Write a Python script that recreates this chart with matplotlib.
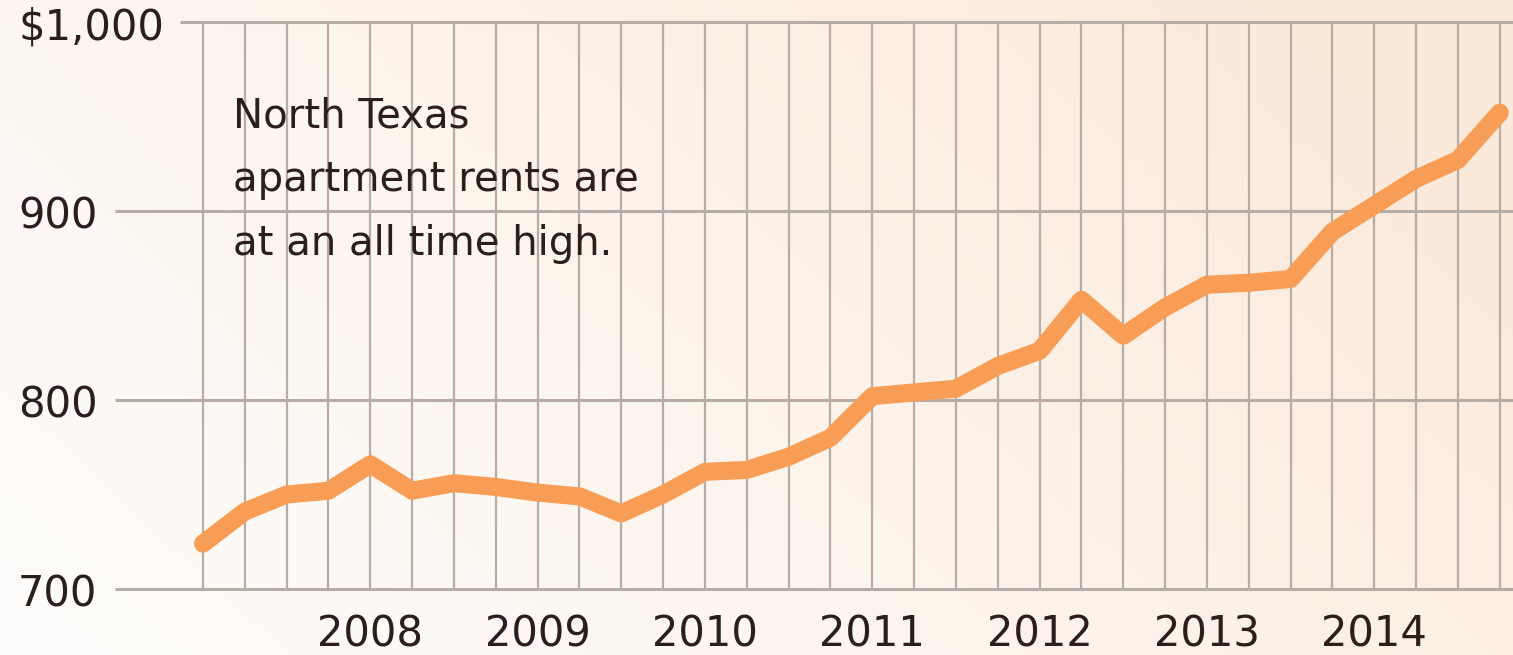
import numpy as np
import matplotlib.pyplot as plt
from matplotlib.colors import LinearSegmentedColormap

# quarterly average rent, 2007 Q1 .. 2014 Q4
rent = [724, 741, 750, 752, 766, 752, 756, 754,
        751, 749, 740, 750, 762, 763, 770, 780,
        802, 804, 806, 818, 826, 853, 834, 849,
        861, 862, 864, 889, 903, 917, 927, 952]
year_labels = ["2008", "2009", "2010", "2011", "2012", "2013", "2014"]
year_pos = [4, 8, 12, 16, 20, 24, 28]
y_ticks = [700, 800, 900, 1000]
y_labels = ["700", "800", "900", "$1,000"]
note_lines = ["North Texas", "apartment rents are", "at an all time high."]

text_col = "#2b1f1b"
grid_col = "#b5ada6"
line_col = "#f89d55"
font = "DejaVu Sans"

x = np.arange(len(rent))
x0, x1 = -4.853, 31.317
y0, y1 = 665.1, 1011.6

fig = plt.figure(figsize=(15.13, 6.55), dpi=100)
ax = fig.add_axes([0, 0, 1, 1])
ax.set_xlim(x0, x1)
ax.set_ylim(y0, y1)
ax.axis("off")

# soft warm wash, lighter toward the lower left
gx, gy = np.meshgrid(np.linspace(0, 1, 300), np.linspace(0, 1, 130))
t = np.clip(0.75 * gx + 0.35 * gy, 0, 1) ** 1.2
cmap = LinearSegmentedColormap.from_list("wash", ["#fefcfa", "#fdf3ea", "#fbe9da"])
ax.imshow(t, cmap=cmap, origin="lower", aspect="auto", zorder=0,
          extent=(x0, x1, y0, y1))

# grid: quarterly verticals, $100 horizontals
ax.vlines(x, 700, 1000, color=grid_col, lw=1.6, zorder=1)
for v in y_ticks:
    start = -0.55 if v == 1000 else -2.1
    ax.hlines(v, start, x1, color=grid_col, lw=2.2, zorder=1)

ax.plot(x, rent, color=line_col, lw=13, solid_capstyle="round",
        solid_joinstyle="round", zorder=3)

# value labels sit a touch below their gridline
for v, lab in zip(y_ticks, y_labels):
    ax.text(-4.42, v - 3, lab, ha="left", va="center", fontsize=30,
            color=text_col, family=font)
for p, lab in zip(year_pos, year_labels):
    ax.text(p, 676, lab, ha="center", va="center", fontsize=30,
            color=text_col, family=font)

for i, line in enumerate(note_lines):
    ax.text(0.72, 944.4 - i * 33.9, line, ha="left", va="baseline",
            fontsize=29, color=text_col, family=font)

fig.savefig("out.png", dpi=100)
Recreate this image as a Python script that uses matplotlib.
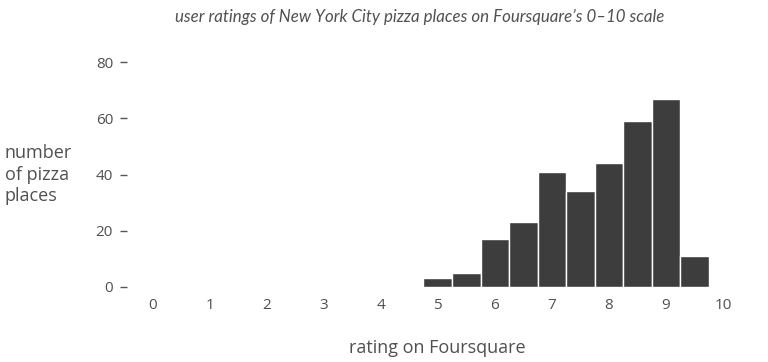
import matplotlib
matplotlib.use("Agg")
import matplotlib.pyplot as plt
import numpy as np

# data
bin_centers = [5.0, 5.5, 6.0, 6.5, 7.0, 7.5, 8.0, 8.5, 9.0, 9.5]
counts = [3, 5, 17, 23, 41, 34, 44, 59, 67, 11]
bin_width = 0.5
x_ticks = [0, 1, 2, 3, 4, 5, 6, 7, 8, 9, 10]
y_ticks = [0, 20, 40, 60, 80]

title = "user ratings of New York City pizza places on Foursquare\u2019s 0\u201310 scale"
xlabel = "rating on Foursquare"
ylabel = "number\nof pizza\nplaces"

plt.rcParams['font.family'] = ['Open Sans', 'DejaVu Sans']
W, H = 768, 362
fig = plt.figure(figsize=(W/100, H/100), dpi=100)

left_px, right_px = 127, 748.5
bottom_px, top_px = 286.7, 62.3
ax = fig.add_axes([left_px/W, 1-bottom_px/H, (right_px-left_px)/W, (bottom_px-top_px)/H])

bar_color = "#3d3d3d"
text_color = "#505050"
ax.bar(bin_centers, counts, width=bin_width, color=bar_color, edgecolor="white", linewidth=1.0)

ax.set_xlim(-0.447, 10.447)
ax.set_ylim(0, 80)
for s in ax.spines.values():
    s.set_visible(False)
ax.set_xticks(x_ticks)
ax.set_yticks(y_ticks)
ax.tick_params(axis='x', length=0, pad=8, labelsize=11, labelcolor=text_color)
ax.tick_params(axis='y', length=5, width=1, pad=5, labelsize=11, labelcolor=text_color, color="#555555")

fig.text(420/W, 1-17/H, title, ha='center', va='center', fontsize=12.2, style='italic',
         color=text_color, family=['Lato', 'DejaVu Sans'])
fig.text(437/W, 1-348/H, xlabel, ha='center', va='center', fontsize=13, color=text_color)
fig.text(5/W, 1-175/H, ylabel, ha='left', va='center', fontsize=13, color=text_color, linespacing=1.25)

fig.savefig("out.png", dpi=100)
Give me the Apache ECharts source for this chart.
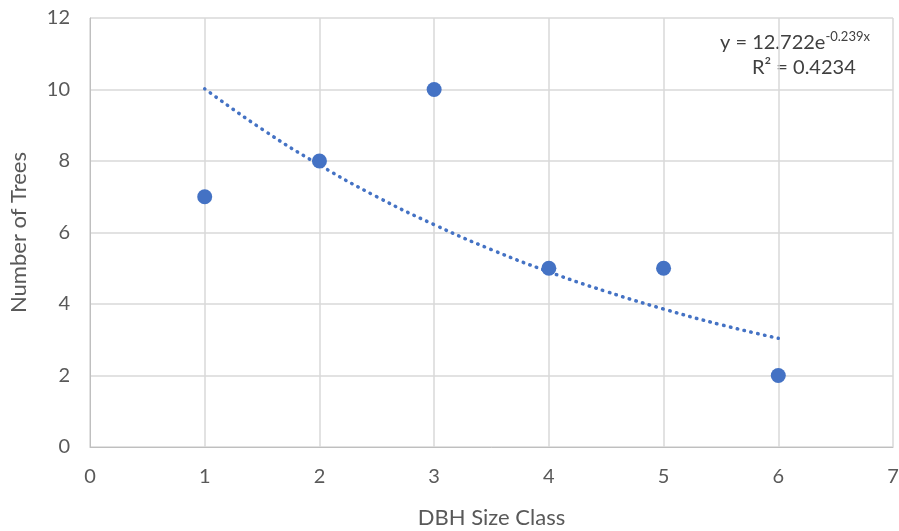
<!DOCTYPE html>
<html><head><meta charset="utf-8">
<script src="https://cdn.jsdelivr.net/npm/echarts@6/dist/echarts.min.js"></script>
<style>html,body{margin:0;padding:0;background:#fff}#c{width:899px;height:531px}</style>
</head><body><div id="c"></div>
<script>
const sizeClass = [1, 2, 3, 4, 5, 6];
const treeCount = [7, 8, 10, 5, 5, 2];
const trendX = [1, 1.5, 2, 2.5, 3, 3.5, 4, 4.5, 5, 5.5, 6];
const trendY = [10.02, 8.89, 7.89, 7.00, 6.22, 5.52, 4.90, 4.35, 3.86, 3.42, 3.04];
const xTicks = [0, 1, 2, 3, 4, 5, 6, 7];
const yTicks = [0, 2, 4, 6, 8, 10, 12];

const font = 'Lato';
const chart = echarts.init(document.getElementById('c'));
chart.setOption({
  animation: false,
  grid: {left: 90, right: 6, top: 18, bottom: 84, containLabel: false, outerBoundsMode: 'none'},
  xAxis: {
    type: 'value', min: xTicks[0], max: xTicks[xTicks.length-1], interval: 1,
    name: 'DBH Size Class', nameLocation: 'middle', nameGap: 60,
    nameTextStyle: {fontFamily: font, fontSize: 22, color: '#595959'},
    axisLine: {show: true, lineStyle: {color: '#bfbfbf', width: 1}},
    axisTick: {show: false},
    axisLabel: {fontFamily: font, fontSize: 20, color: '#595959', margin: 20},
    splitLine: {show: true, lineStyle: {color: '#d9d9d9', width: 1.5}}
  },
  yAxis: {
    type: 'value', min: yTicks[0], max: yTicks[yTicks.length-1], interval: 2,
    name: 'Number of Trees', nameLocation: 'middle', nameGap: 60, nameRotate: 90,
    nameTextStyle: {fontFamily: font, fontSize: 22, color: '#595959'},
    axisLine: {show: true, lineStyle: {color: '#bfbfbf', width: 1}},
    axisTick: {show: false},
    axisLabel: {fontFamily: font, fontSize: 20, color: '#595959', margin: 20},
    splitLine: {show: true, lineStyle: {color: '#d9d9d9', width: 1.5}}
  },
  series: [
    {
      type: 'line', data: trendX.map((x, i) => [x, trendY[i]]), smooth: true,
      showSymbol: false, symbol: 'none',
      lineStyle: {color: '#4472C4', width: 3.5, type: [0.5, 6.5], cap: 'round'},
      z: 2
    },
    {
      type: 'scatter', data: sizeClass.map((x, i) => [x, treeCount[i]]),
      symbolSize: 15, itemStyle: {color: '#4472C4', opacity: 1}, z: 3
    }
  ],
  graphic: [
    {type: 'text', left: 720, top: 30, style: {
      rich: {
        b: {fontFamily: font, fontSize: 20, fill: '#404040'},
        s: {fontFamily: font, fontSize: 13, fill: '#404040', verticalAlign: 'top', padding: [0,0,12,0]}
      },
      text: '{b|y = 12.722e}{s|-0.239x}'
    }},
    {type: 'text', left: 752, top: 58, style: {
      text: 'R² = 0.4234', fontFamily: font, fontSize: 20, fill: '#404040'
    }}
  ]
});
</script></body></html>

------------------------------

■ **Exercise aim**:
Count how many lines above carry the word "that". Only the number is required.

■ **Task output**:
2